Ob der permanente Blick auf das Handy, ob die Dauerberieselung durch den Fernsehschirm, ob Gaming oder Bildbearbeitung, es gibt nicht viele Online-Bereiche, die in der Produktion nicht vorkommen. Dafür verwendet Alfery eine abwechslungsreiche Mischung aus vielen Solo- und Ensemblenummern, aber auch Szenen, in welchen mit Gesten Objekte und Situationen gezeigt und nachgestellt werden, die wir alle aus dem Alltag kennen: Das Schreiben auf einer Tastatur, das Wischen am Handy, Selfies produzieren oder der Klingelton beim Eintreffen von neuen Nachrichten oder Mails werden hörbar. Mehrfach wird ein Handscheinwerfer zum Schatten-Hilfsmittel. Mit ihm werden die Tänzerinnen und Tänzer zu übergroßen Figuren an der Wand, gegen die man kämpfen kann, vor denen man sich aber auch fürchten darf, weil sie übermächtig erscheinen.

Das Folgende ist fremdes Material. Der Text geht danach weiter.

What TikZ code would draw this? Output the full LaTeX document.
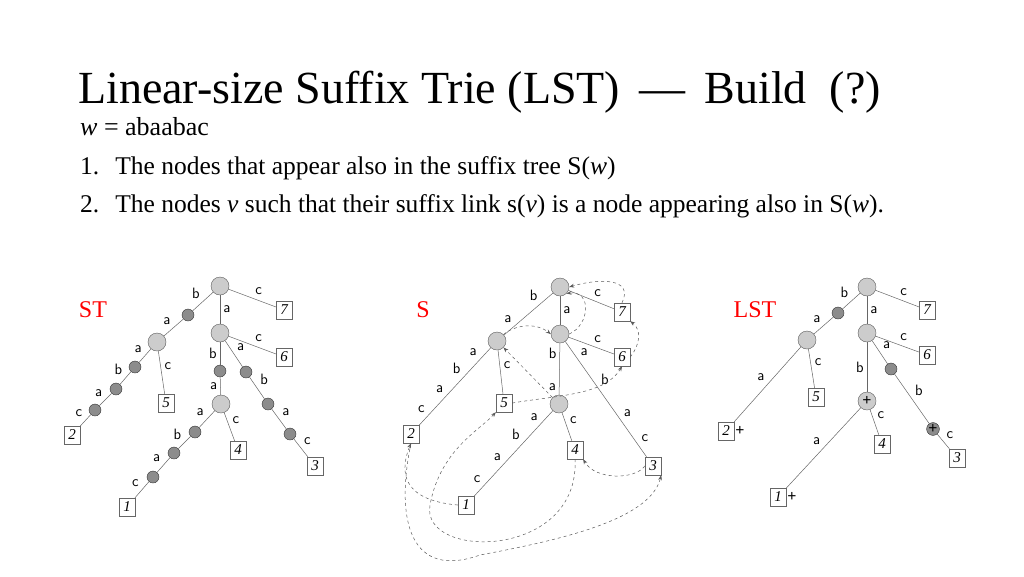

Es ist die rasante Mischung aus Breakdance, Hip-Hop-Elementen und anderen Urban Dance-Bewegungsmustern, welche die Choreografie so überaus spannend machen. Der häufige Bodenkontakt, charakteristisch für viele Urban Dance-Spielarten, ist besonders in jenen Schluss-Szenen choreografisch extrem reizvoll, in welchen das Ensemble auf diese Weise zu Walzerklängen tanzt.